'Fake news' sent out by UK during Cold Warpublished at 11:27 Greenwich Mean Time 19 March 2019
It included racist propaganda about African students in Bulgaria
British government officials forged documents to produce "fake news stories" during the Cold War, newly released files show.
For 30 years, a secret propaganda unit called the Information Research Department (IRD) fed information to journalists and had its own news agencies too.
One complex scheme involved faking a press release from the World Federation of Democratic Youth (WFYD), a Communist-backed organisation based in Budapest.
In 1963, African students in Bulgaria made international news. Scores had left the country, claiming racial discrimination, and the IRD decided to use this to "intensify indignation... against Bloc countries".

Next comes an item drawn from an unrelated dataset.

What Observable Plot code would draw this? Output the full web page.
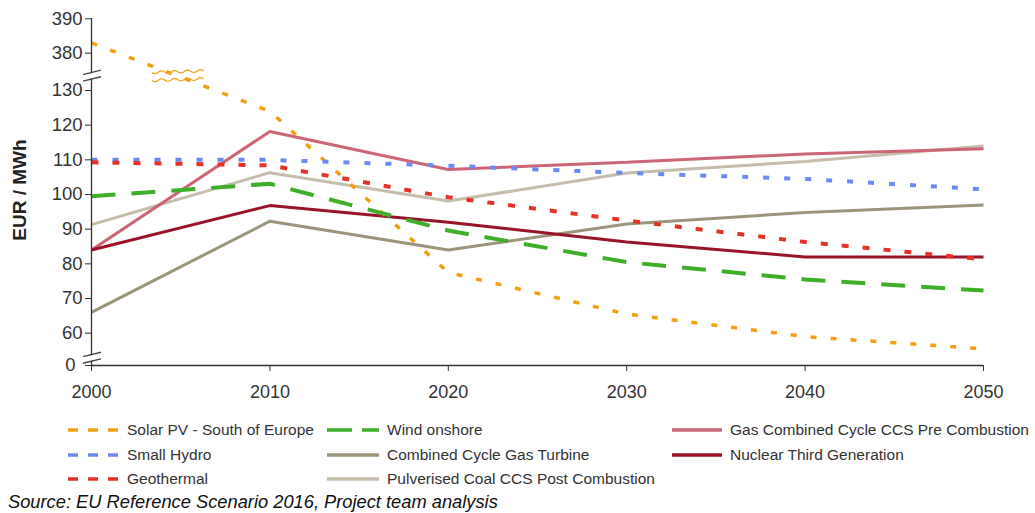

On fake headed notepaper, the IRD circulated a press release to hundreds of newspapers and opinion formers - sending the releases via the British diplomatic bag which meant they would have the right postmark.
The press release - reprinted in full by a news agency in Zanzibar - included an offensive statement that the Africans "emerging from the jungle darkness of want, [they] were not equipped to understand that food, fuel and clothes were not freely attainable..."
African students were furious. The Nigerian student union said this was a declaration of "white superiority".
Some weeks later, the WFYD insisted it had been a fake release.